1. Woodson was born December 19, 1875 in New Canton, Virginia.
2. He excelled in academics early on, finishing high school in less than two years.
3. Both his bachelor's and master's degrees were earned at the University of Chicago.
4. Only behind W.E.B. Du Bois, he was the second African-American to receive a doctorate from Harvard University.
5. He formed the Association for the Study of Afro-American Life and History as well as the African-American-owned Associated Publishers Press in 1921.
6. Woodson established the Journal of Negro History, a scholarly publication, and the Negro History Bulletin to help teachers with African-American studies.
7. He was principle of D.C.'s Armstrong Manual Training School and dean of Howard University.

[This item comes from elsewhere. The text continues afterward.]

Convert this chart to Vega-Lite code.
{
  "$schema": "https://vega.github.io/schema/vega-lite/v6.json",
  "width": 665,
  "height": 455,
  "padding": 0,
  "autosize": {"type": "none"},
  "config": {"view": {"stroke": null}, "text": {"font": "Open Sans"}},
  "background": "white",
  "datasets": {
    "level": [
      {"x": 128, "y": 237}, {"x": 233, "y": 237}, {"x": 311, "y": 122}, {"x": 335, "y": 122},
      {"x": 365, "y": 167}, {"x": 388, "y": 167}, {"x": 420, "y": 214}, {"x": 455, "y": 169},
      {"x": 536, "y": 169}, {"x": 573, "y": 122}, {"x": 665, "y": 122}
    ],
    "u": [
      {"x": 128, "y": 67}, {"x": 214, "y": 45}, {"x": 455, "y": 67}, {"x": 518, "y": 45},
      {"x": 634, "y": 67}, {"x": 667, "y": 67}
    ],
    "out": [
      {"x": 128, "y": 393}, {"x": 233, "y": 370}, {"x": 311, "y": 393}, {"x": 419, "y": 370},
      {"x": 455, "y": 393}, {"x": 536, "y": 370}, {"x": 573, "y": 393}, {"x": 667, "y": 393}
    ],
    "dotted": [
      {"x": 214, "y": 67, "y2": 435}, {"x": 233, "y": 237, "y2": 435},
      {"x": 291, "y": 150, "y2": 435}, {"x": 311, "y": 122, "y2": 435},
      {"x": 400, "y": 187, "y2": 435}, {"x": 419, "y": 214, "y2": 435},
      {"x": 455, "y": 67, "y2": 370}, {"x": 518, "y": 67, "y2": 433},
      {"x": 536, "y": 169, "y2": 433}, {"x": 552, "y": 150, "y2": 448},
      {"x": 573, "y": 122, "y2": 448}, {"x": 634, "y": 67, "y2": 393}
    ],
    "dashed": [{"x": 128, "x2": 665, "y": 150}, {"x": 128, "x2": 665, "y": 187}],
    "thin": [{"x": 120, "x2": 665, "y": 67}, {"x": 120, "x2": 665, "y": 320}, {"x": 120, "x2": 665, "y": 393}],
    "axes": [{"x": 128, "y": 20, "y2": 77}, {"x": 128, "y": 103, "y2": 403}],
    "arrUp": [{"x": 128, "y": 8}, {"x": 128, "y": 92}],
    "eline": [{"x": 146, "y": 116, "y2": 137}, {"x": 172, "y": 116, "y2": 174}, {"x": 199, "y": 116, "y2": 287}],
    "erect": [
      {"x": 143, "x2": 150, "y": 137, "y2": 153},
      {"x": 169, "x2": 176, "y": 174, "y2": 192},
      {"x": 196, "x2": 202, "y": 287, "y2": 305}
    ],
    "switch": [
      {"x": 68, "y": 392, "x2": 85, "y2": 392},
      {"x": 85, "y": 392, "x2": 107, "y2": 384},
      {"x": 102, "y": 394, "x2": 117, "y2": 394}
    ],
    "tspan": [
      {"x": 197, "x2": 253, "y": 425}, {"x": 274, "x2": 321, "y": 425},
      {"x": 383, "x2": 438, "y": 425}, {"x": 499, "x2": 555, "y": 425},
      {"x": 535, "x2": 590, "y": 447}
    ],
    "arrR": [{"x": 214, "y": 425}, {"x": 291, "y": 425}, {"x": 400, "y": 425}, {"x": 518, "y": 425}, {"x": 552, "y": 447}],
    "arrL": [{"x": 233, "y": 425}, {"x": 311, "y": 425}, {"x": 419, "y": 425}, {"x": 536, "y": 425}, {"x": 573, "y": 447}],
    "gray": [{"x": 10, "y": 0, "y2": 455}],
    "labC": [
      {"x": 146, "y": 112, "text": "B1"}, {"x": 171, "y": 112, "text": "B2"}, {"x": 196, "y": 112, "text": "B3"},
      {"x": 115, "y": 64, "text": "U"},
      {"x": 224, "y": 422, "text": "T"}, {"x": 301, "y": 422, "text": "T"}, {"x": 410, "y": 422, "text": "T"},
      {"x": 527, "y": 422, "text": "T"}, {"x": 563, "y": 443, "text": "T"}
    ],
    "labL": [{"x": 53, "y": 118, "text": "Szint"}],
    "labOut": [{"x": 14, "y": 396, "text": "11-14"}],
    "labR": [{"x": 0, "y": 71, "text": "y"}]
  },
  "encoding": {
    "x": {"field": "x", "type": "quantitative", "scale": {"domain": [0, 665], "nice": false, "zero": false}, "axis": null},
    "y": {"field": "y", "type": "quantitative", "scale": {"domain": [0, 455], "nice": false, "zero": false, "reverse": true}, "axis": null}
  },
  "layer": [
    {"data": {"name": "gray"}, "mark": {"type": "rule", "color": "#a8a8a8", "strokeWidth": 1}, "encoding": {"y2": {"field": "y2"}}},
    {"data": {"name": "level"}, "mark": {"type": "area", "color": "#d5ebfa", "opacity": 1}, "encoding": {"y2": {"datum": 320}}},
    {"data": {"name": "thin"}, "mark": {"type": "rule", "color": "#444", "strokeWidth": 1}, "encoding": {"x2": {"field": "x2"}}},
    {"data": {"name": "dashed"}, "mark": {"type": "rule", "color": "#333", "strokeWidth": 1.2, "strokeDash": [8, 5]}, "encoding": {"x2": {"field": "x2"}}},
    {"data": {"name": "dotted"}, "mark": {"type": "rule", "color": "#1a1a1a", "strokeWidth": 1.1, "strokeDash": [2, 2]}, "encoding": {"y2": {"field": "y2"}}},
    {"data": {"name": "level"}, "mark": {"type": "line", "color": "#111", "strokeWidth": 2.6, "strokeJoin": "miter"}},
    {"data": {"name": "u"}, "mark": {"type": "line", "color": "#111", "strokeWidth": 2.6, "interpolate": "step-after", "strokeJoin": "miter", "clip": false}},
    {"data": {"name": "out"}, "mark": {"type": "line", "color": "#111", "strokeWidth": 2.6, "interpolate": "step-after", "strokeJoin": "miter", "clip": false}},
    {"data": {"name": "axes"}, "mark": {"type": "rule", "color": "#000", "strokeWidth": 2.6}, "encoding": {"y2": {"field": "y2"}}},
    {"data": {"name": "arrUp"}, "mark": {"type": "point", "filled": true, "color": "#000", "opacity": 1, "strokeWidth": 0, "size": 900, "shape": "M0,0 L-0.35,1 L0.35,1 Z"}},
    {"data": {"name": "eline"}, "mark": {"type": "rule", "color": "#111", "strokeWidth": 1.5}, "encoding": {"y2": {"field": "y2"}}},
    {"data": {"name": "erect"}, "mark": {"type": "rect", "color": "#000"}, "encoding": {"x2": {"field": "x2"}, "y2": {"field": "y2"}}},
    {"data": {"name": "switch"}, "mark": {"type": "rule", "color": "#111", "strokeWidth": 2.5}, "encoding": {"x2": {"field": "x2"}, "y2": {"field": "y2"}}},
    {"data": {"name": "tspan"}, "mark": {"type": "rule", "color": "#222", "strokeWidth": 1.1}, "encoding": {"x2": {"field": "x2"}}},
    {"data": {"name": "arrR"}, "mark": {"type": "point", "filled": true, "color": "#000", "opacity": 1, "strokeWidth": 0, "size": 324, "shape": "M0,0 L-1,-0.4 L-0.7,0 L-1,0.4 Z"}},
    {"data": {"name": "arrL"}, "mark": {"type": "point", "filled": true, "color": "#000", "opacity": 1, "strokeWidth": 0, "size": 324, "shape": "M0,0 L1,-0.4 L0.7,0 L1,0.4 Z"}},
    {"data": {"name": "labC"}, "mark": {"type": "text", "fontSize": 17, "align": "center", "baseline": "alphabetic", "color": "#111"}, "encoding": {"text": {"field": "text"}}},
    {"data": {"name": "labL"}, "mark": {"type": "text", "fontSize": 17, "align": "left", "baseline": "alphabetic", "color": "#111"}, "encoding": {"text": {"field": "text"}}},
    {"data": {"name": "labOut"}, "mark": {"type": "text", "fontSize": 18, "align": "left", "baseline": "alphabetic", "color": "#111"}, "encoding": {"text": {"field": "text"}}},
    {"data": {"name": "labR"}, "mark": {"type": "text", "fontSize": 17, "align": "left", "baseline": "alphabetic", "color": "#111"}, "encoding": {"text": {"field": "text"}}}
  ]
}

8. He wrote dozens of historical works, most notably The Mis-Education of the Negro (1933).
9. Woodson dedicated his career to African-American history and lobbied extensively to make Black History Month a nationally recognized institution. It started off as a program called Negro History Week in February 1926.
10. He died April 3, 1950, at the age of 75, leaving behind a legacy that we still honor today.
Woodson's ultimate goal was not to create Black History Month, but to see its necessity eliminated. The day that black history is recognized as an integral part of American history, Black History Month will no longer be necessary.
Although we've come a long way in the past few decades, his vision has yet to be realized. We continue to fight!